McBride calls this his “first all-millennial band,” with Israeli guitarist Ely Perlman about Wilkins’ age and the others close to 30. Being picked by McBride is a serious career step for all of them, and they all seemed to be trying to make the most of the showcase. The four younger players were all super-serious, without the jolly back-slapping camaraderie of Inside Straight, the band of male peers that McBride last brought here for the Savoy Jazzfest two years ago.

That festival also included Oh with pianist Vijay Iyer, as well as the all-female Artemis featuring this new band’s saxophonist: Nicole Glover. With drummer Savannah Harris and keyboardist Mike King, this was another interestingly diverse line-up, with Glover and King both alumni of Dee Dee Bridgewater’s band.

At one point, the drummer and electric organist played a nice dubby duet part that sounded a bit like London’s Alfa Mist. Later King switched to the grand piano, gushing like a stream in spring flood.

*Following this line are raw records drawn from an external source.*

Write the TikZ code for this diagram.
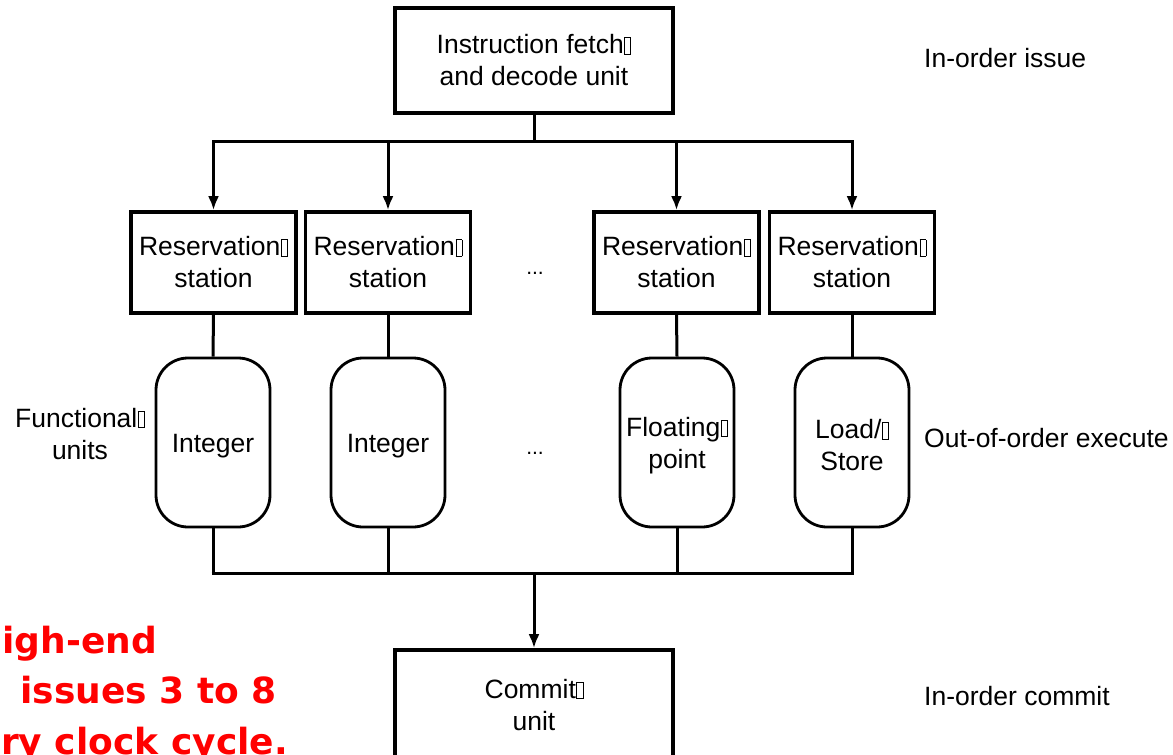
\documentclass[tikz,border=0pt]{standalone}
\usepackage{fontspec}
\setmainfont{Liberation Sans}
\newfontfamily\notefont{DejaVu Sans}
\usetikzlibrary{arrows.meta}
% placeholder box left by a missing glyph
\newcommand{\gbox}{{\fboxsep=0pt\fboxrule=0.8pt\kern0.6pt\fbox{\rule{0pt}{0.6em}\hspace{0.2em}}}}
\tikzset{
  lbl/.style={font=\fontsize{26.5}{32}\selectfont, align=center, inner sep=0pt},
  blockbox/.style={lbl, draw, line width=3.6pt, minimum width=#1},
  blockbox/.default=165pt,
  fubox/.style={draw, line width=2.8pt, rounded corners=32pt,
    minimum width=114pt, minimum height=169pt, inner sep=0pt},
  wire/.style={line width=3pt},
  feed/.style={wire, -{Latex[length=14pt,width=11pt]}},
  side/.style={font=\fontsize{26.5}{32}\selectfont, inner sep=0pt, anchor=base west},
  dots/.style={font=\fontsize{21}{24}\selectfont, inner sep=0pt},
  note/.style={font=\notefont\bfseries\fontsize{36}{50}\selectfont, text=red, inner sep=0pt}
}
\begin{document}
\begin{tikzpicture}[x=1pt, y=-1pt]
\useasboundingbox (0,0) rectangle (1173,755);
\clip (0,0) rectangle (1173,755);
\fill[white] (0,0) rectangle (1173,755);

% issue stage
\node[blockbox=278pt, minimum height=105pt] (ifu) at (534,60.5) {Instruction fetch\gbox\\and decode unit};

% reservation stations
\foreach \i/\x in {1/213.5, 2/388, 3/676.5, 4/852}
  \node[blockbox=165pt, minimum height=101pt] (rs\i) at (\x,262.5) {Reservation\gbox\\station};

% functional units (outline, then its label set a little lower)
\foreach \i/\x in {1/213, 2/388, 3/677, 4/852}
  \node[fubox] (fu\i) at (\x,442.5) {};
\node[lbl] (t1) at ([yshift=-3.5pt]fu1.center) {Integer};
\node[lbl] (t2) at ([yshift=-3.5pt]fu2.center) {Integer};
\node[lbl] (t3) at ([yshift=-3pt]fu3.center) {Floating\gbox\\point};
\node[lbl] (t4) at ([yshift=-3pt]fu4.center) {Load/\gbox\\Store};

% commit stage
\node[blockbox=278pt, minimum height=110pt] (cu) at (534,705) {Commit\gbox\\unit};

% dispatch bus
\coordinate (top) at (0,141);
\draw[wire] (ifu.south) -- (ifu.south |- top);
\draw[wire] ([xshift=-1.5pt]rs1.north |- top) -- ([xshift=1.5pt]rs4.north |- top);
\foreach \i in {1,...,4}
  \draw[feed] (rs\i.north |- top) -- (rs\i.north);

% station to unit links
\foreach \i in {1,...,4}
  \draw[wire] (rs\i.south) -- (fu\i.north);

% result bus
\coordinate (bot) at (0,573);
\foreach \i in {1,...,4}
  \draw[wire] (fu\i.south) -- (fu\i.south |- bot);
\draw[wire] ([xshift=-1.5pt]fu1.south |- bot) -- ([xshift=1.5pt]fu4.south |- bot);
\draw[feed] (cu.north |- bot) -- (cu.north);

% ellipses between columns
\node[dots] (d1) at (535,273) {...};
\node[dots] (d2) at (535,453) {...};

% stage labels
\node[side] (l1) at (924,67) {In-order issue};
\node[side] (l2) at (924,447) {Out-of-order execute};
\node[side] (l3) at (924,705) {In-order commit};
\node[lbl] (l4) at (80,434) {Functional\gbox\\units};

% annotation
\node[note, anchor=base east] (n1) at (157,653) {High-end};
\node[note, anchor=base east] (n2) at (277,703) {issues 3 to 8};
\node[note, anchor=base east] (n3) at (288,754) {every clock cycle.};
\end{tikzpicture}
\end{document}
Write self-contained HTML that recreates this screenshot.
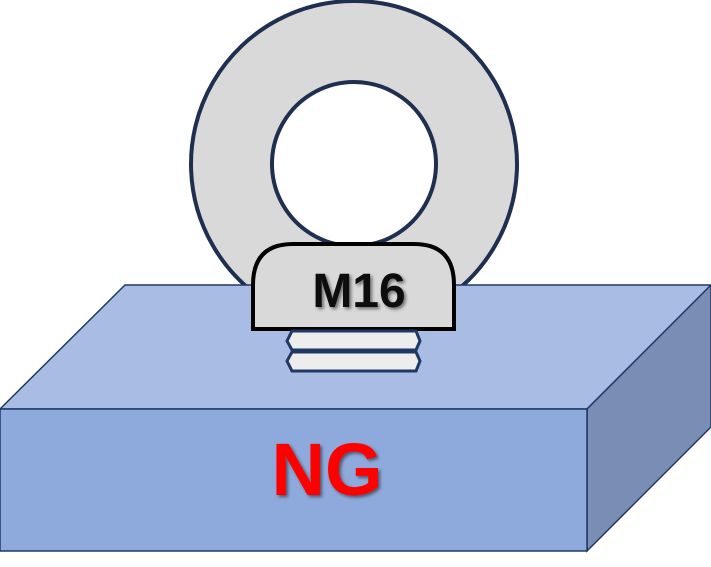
<!DOCTYPE html>
<html><head><style>body{margin:0;background:#fff}svg{display:block}</style></head><body>
<svg width="711" height="567" viewBox="0 0 711 567" xmlns="http://www.w3.org/2000/svg">
<defs><filter id="sh"><feDropShadow dx="2" dy="2" stdDeviation="1.5" flood-color="#000" flood-opacity="0.5"/></filter></defs>
<path d="M354,1 a163,163 0 1,0 0.01,0 Z M354,82 a82,82 0 1,1 -0.01,0 Z" fill="#d9d9d9" fill-rule="evenodd" stroke="#1f2f50" stroke-width="4"/>
<polygon points="125,285 711,285 587,409 0,409" fill="#a9bce3" stroke="#1f3864" stroke-width="1.5"/>
<polygon points="587,409 711,285 711,427 587,551" fill="#7a8eb5" stroke="#1f3864" stroke-width="1.5"/>
<rect x="0" y="409" width="587" height="142" fill="#8eaadc" stroke="#1f3864" stroke-width="1.5"/>
<path d="M253,329 L253,285 Q253,244 293,244 L414,244 Q454,244 454,285 L454,329 Z" fill="#d9d9d9" stroke="#000" stroke-width="4"/>
<polygon points="292,331 416,331 420,341 416,350 292,350 287,341" fill="#ededed" stroke="#1f3864" stroke-width="3"/>
<polygon points="292,352 416,352 420,361 416,371 292,371 287,361" fill="#ededed" stroke="#1f3864" stroke-width="3"/>
<text x="359" y="307" text-anchor="middle" font-family="Liberation Sans, sans-serif" font-weight="bold" font-size="48" fill="#111" filter="url(#sh)">M16</text>
<text x="327" y="495" text-anchor="middle" font-family="Liberation Sans, sans-serif" font-weight="bold" font-size="74" fill="#ff0000" filter="url(#sh)">NG</text>
</svg>
</body></html>
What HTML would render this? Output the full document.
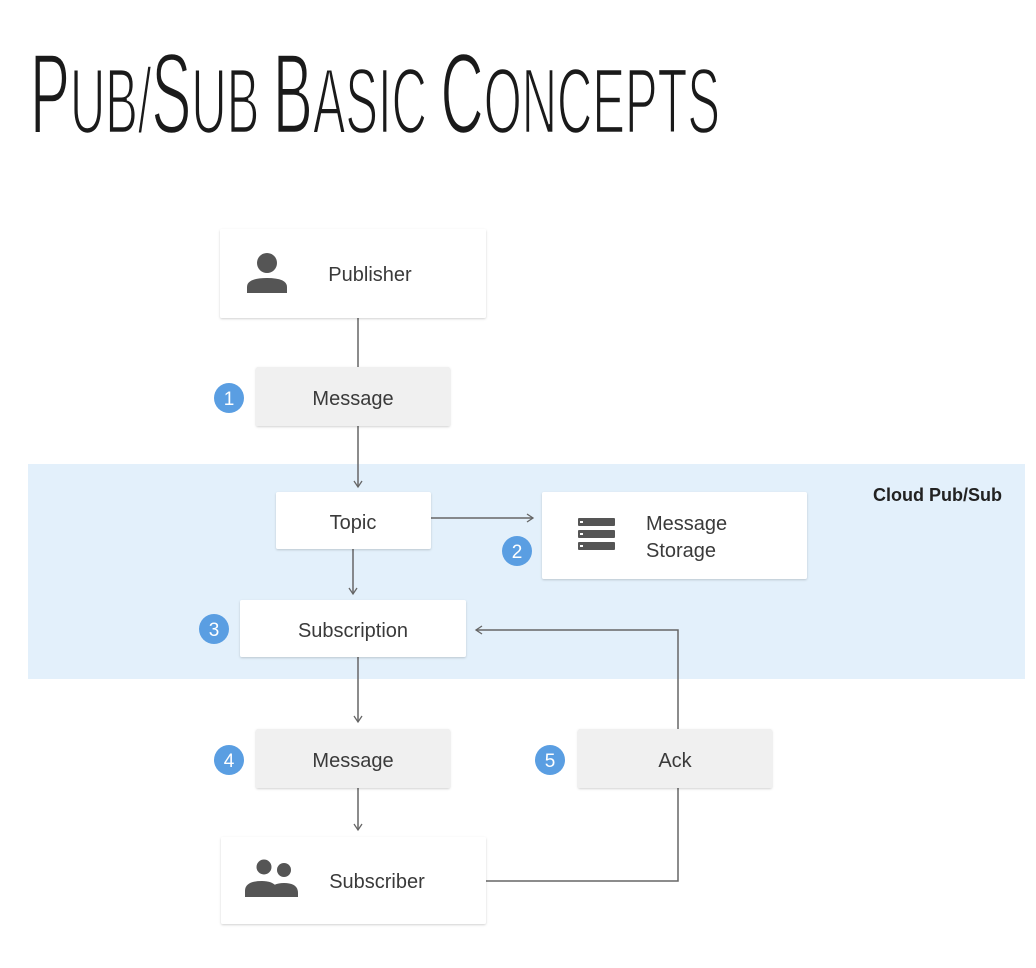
<!DOCTYPE html>
<html><head><meta charset="utf-8"><style>
html,body{margin:0;padding:0;background:#fff;}
svg{display:block;}
text{font-family:"Liberation Sans",sans-serif;}
</style></head><body>
<svg width="1036" height="968" viewBox="0 0 1036 968" xmlns="http://www.w3.org/2000/svg">
<defs>
<marker id="a" markerWidth="12" markerHeight="12" refX="9" refY="6" orient="auto" markerUnits="userSpaceOnUse">
<path d="M3,2 L9,6 L3,10" fill="none" stroke="#666" stroke-width="1.3"/></marker>
<filter id="s" x="-5%" y="-5%" width="110%" height="115%"><feDropShadow dx="0" dy="1" stdDeviation="1" flood-color="#000" flood-opacity="0.18"/></filter>
</defs>
<rect width="1036" height="968" fill="#fff"/>
<text x="30" y="133" textLength="690" lengthAdjust="spacingAndGlyphs" fill="#1a1a1a" stroke="#fff" stroke-width="2.5"><tspan font-size="114">P</tspan><tspan font-size="93">UB/</tspan><tspan font-size="114">S</tspan><tspan font-size="93">UB </tspan><tspan font-size="114">B</tspan><tspan font-size="93">ASIC </tspan><tspan font-size="114">C</tspan><tspan font-size="93">ONCEPTS</tspan></text>

<rect x="28" y="464" width="997" height="215" fill="#e3f0fb"/>
<text x="1002" y="501" text-anchor="end" font-size="18" font-weight="bold" fill="#222">Cloud Pub/Sub</text>

<g stroke="#666" stroke-width="1.5" fill="none">
<line x1="358" y1="318" x2="358" y2="367"/>
<line x1="358" y1="426" x2="358" y2="487" marker-end="url(#a)"/>
<line x1="353" y1="549" x2="353" y2="594" marker-end="url(#a)"/>
<line x1="431" y1="518" x2="533" y2="518" marker-end="url(#a)"/>
<line x1="358" y1="657" x2="358" y2="722" marker-end="url(#a)"/>
<line x1="358" y1="788" x2="358" y2="830" marker-end="url(#a)"/>
<polyline points="486,881 678,881 678,788"/>
<polyline points="678,729 678,630 476,630" marker-end="url(#a)"/>
</g>

<g filter="url(#s)">
<rect x="220" y="229" width="266" height="89" rx="2" fill="#fff"/>
<rect x="256" y="367" width="194" height="59" rx="2" fill="#f0f0f0"/>
<rect x="276" y="492" width="155" height="57" rx="2" fill="#fff"/>
<rect x="542" y="492" width="265" height="87" rx="2" fill="#fff"/>
<rect x="240" y="600" width="226" height="57" rx="2" fill="#fff"/>
<rect x="256" y="729" width="194" height="59" rx="2" fill="#f0f0f0"/>
<rect x="578" y="729" width="194" height="59" rx="2" fill="#f0f0f0"/>
<rect x="221" y="837" width="265" height="87" rx="2" fill="#fff"/>
</g>

<g fill="#555">
<circle cx="267" cy="263" r="10"/>
<path d="M247,293 v-6 q0,-9 20,-9 q20,0 20,9 v6 z"/>
<rect x="578" y="518" width="37" height="8" rx="1"/>
<rect x="578" y="530" width="37" height="8" rx="1"/>
<rect x="578" y="542" width="37" height="8" rx="1"/>
<circle cx="264" cy="867" r="7.5"/><circle cx="284" cy="870" r="7"/>
<path d="M245,897 v-6 q0,-10 17,-10 q10,0 14,5 q-6,4 -6,11 z"/>
<path d="M270,897 v-4 q0,-10 14,-10 q14,0 14,10 v4 z"/>
</g>
<g fill="#fff"><rect x="580" y="521" width="3" height="2"/><rect x="580" y="533" width="3" height="2"/><rect x="580" y="545" width="3" height="2"/></g>

<g font-size="20" fill="#3a3a3a" text-anchor="middle">
<text x="370" y="281">Publisher</text>
<text x="353" y="405">Message</text>
<text x="353" y="529">Topic</text>
<text x="646" y="530" text-anchor="start">Message</text>
<text x="646" y="557" text-anchor="start">Storage</text>
<text x="353" y="637">Subscription</text>
<text x="353" y="767">Message</text>
<text x="675" y="767">Ack</text>
<text x="377" y="888">Subscriber</text>
</g>

<g fill="#5a9ee2"><circle cx="229" cy="398" r="15"/><circle cx="517" cy="551" r="15"/><circle cx="214" cy="629" r="15"/><circle cx="229" cy="760" r="15"/><circle cx="550" cy="760" r="15"/></g>
<g fill="#fff" font-size="19" text-anchor="middle">
<text x="229" y="405">1</text><text x="517" y="558">2</text><text x="214" y="636">3</text><text x="229" y="767">4</text><text x="550" y="767">5</text>
</g>
</svg>
</body></html>
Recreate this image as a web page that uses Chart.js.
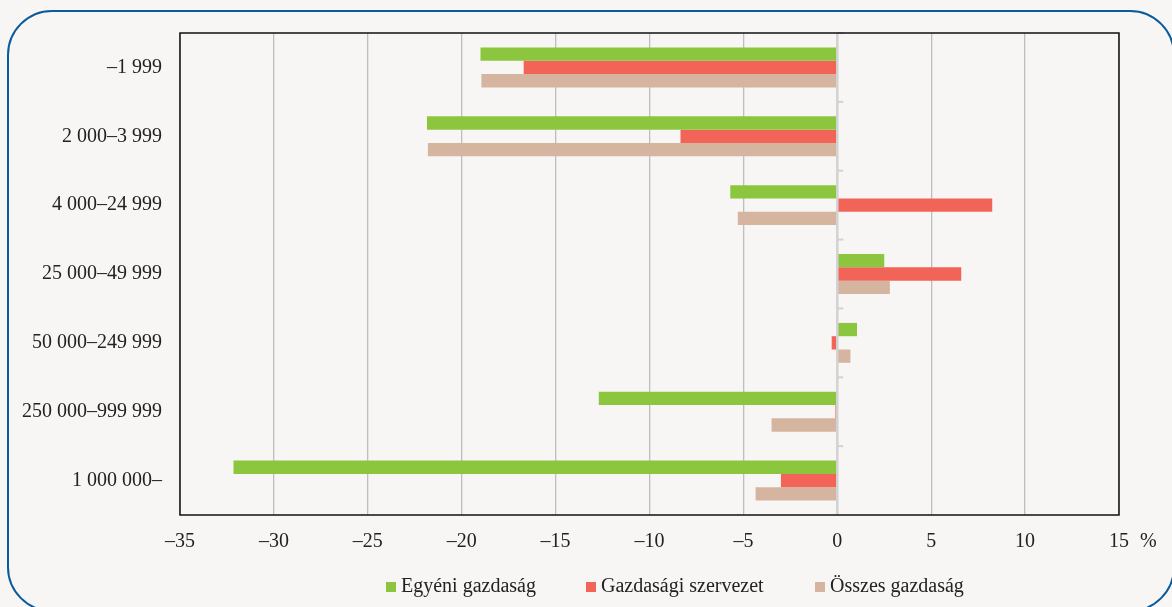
<!DOCTYPE html>
<html>
<head>
<meta charset="utf-8">
<script src="https://cdn.jsdelivr.net/npm/chart.js@4/dist/chart.umd.min.js"></script>
<style>
  html, body { margin:0; padding:0; background:#f7f6f4; overflow:hidden; }
  #wrap { position:relative; width:1172px; height:607px; overflow:hidden; background:#f7f6f4; }
  #frame { position:absolute; left:7px; top:10px; width:1168px; height:602px; border:2.5px solid #0b5b9c; border-radius:45px; box-sizing:border-box; pointer-events:none; }
  canvas { position:absolute; left:0; top:0; }
  #legend { position:absolute; left:0; top:571px; width:1172px; height:28px; font-family:"Liberation Serif", serif; font-size:20px; color:#222; }
  .item { position:absolute; top:0; white-space:nowrap; line-height:28px; }
  .box { display:inline-block; width:10px; height:10px; margin-right:5px; vertical-align:0px; }
</style>
</head>
<body>
<div id="wrap">
  <canvas id="c" width="1172" height="607"></canvas>
  <div id="frame"></div>
  <div id="legend"></div>
</div>
<script>
const categories = ['–1 999', '2 000–3 999', '4 000–24 999', '25 000–49 999', '50 000–249 999', '250 000–999 999', '1 000 000–'];
const seriesNames = ['Egyéni gazdaság', 'Gazdasági szervezet', 'Összes gazdaság'];
const egyeni = [-19.0, -21.85, -5.7, 2.5, 1.05, -12.7, -32.15];
const szervezet = [-16.7, -8.35, 8.25, 6.6, -0.3, -0.1, -3.0];
const osszes = [-18.95, -21.8, -5.3, 2.8, 0.7, -3.5, -4.35];
const xTickValues = [-35, -30, -25, -20, -15, -10, -5, 0, 5, 10, 15];
const xTickLabels = ['–35', '–30', '–25', '–20', '–15', '–10', '–5', '0', '5', '10', '15'];
const unitLabel = '%';
const colors = ['#8cc63f', '#f26358', '#d6b5a0'];

const FONT = '"Liberation Serif", serif';

const framePlugin = {
  id: 'framePlugin',
  afterDatasetsDraw(chart) {
    const { ctx, chartArea: a, scales } = chart;
    const x0 = scales.x.getPixelForValue(0);
    ctx.save();
    // zero line
    ctx.strokeStyle = '#d2d2d2';
    ctx.lineWidth = 2.5;
    ctx.beginPath();
    ctx.moveTo(x0, a.top);
    ctx.lineTo(x0, a.bottom);
    ctx.stroke();
    // small tick marks at category boundaries
    ctx.lineWidth = 2;
    const n = categories.length;
    for (let i = 0; i < n; i++) {
      const y = scales.y.getPixelForValue(i) - (scales.y.getPixelForValue(1) - scales.y.getPixelForValue(0)) / 2;
      ctx.beginPath();
      ctx.moveTo(x0, y);
      ctx.lineTo(x0 + 6, y);
      ctx.stroke();
    }
    // plot border
    ctx.strokeStyle = '#111';
    ctx.lineWidth = 1.5;
    ctx.strokeRect(a.left, a.top, a.right - a.left, a.bottom - a.top);
    // unit label
    ctx.fillStyle = '#222';
    ctx.font = '20px ' + FONT;
    ctx.textAlign = 'left';
    ctx.textBaseline = 'middle';
    ctx.fillText(unitLabel, a.right + 21, a.bottom + 27);
    ctx.restore();
  }
};

const datasets = [egyeni, szervezet, osszes].map((d, i) => ({
  label: seriesNames[i],
  data: d,
  backgroundColor: colors[i],
  borderWidth: 0,
  barPercentage: 1.0,
  categoryPercentage: 0.58
}));

new Chart(document.getElementById('c'), {
  type: 'bar',
  data: { labels: categories, datasets },
  options: {
    indexAxis: 'y',
    responsive: false,
    animation: false,
    devicePixelRatio: 1,
    layout: { padding: { top: 33, right: 53, left: 0, bottom: 0 } },
    plugins: { legend: { display: false }, tooltip: { enabled: false } },
    scales: {
      x: {
        min: -35, max: 15,
        afterBuildTicks: (s) => { s.ticks = xTickValues.map(v => ({ value: v })); },
        afterFit: (s) => { s.height = 92; },
        grid: {
          drawTicks: false,
          color: (c) => (c.tick && c.tick.value === 0) ? 'rgba(0,0,0,0)' : '#bdbec2',
          lineWidth: 1.3
        },
        border: { display: false },
        ticks: {
          padding: 15,
          color: '#222',
          font: { family: FONT, size: 20 },
          callback: (v) => { const i = xTickValues.indexOf(v); return i >= 0 ? xTickLabels[i] : ''; }
        }
      },
      y: {
        afterFit: (s) => { s.width = 180; },
        grid: { display: false, drawTicks: false },
        border: { display: false },
        ticks: {
          padding: 18,
          color: '#222',
          font: { family: FONT, size: 20 }
        }
      }
    }
  },
  plugins: [framePlugin]
});

// legend
const legendLeft = [386, 586, 815];
const lg = document.getElementById('legend');
seriesNames.forEach((name, i) => {
  const it = document.createElement('div');
  it.className = 'item';
  it.style.left = legendLeft[i] + 'px';
  it.innerHTML = '<span class="box" style="background:' + colors[i] + '"></span>' + name;
  lg.appendChild(it);
});
</script>
</body>
</html>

McBride mostly played a genial supportive role, while adding a few exquisite solos in his celebrated warm tone, adding percussion by tapping the body of his upright.

He hasn’t yet recorded with this line-up, and there were no tunes from his three recent albums, but there were originals by most of the band members. Those included Perlman’s tune, “Elevation,” on which he played some dazzling Robert Fripp-like looping and effects that were more interesting than the slick Kurt Rosenwinkel/John Scofield style he played otherwise.

Drummer Harris was relaxed and slow burning, understated but powerful when needed as on the “Giant Steps”-like “Familiar Steps.” Her own piece “More Is” was subtle, downbeat and moody with sad, lovely melody played by Glover.

Like Oh, McBride switched to electric bass guitar toward the end of the set, punching out a very funky solo on his rollicking new tune, “Brouhaha” and a funky soul-jazz encore that sounded like a lost 1960s Blue Note single.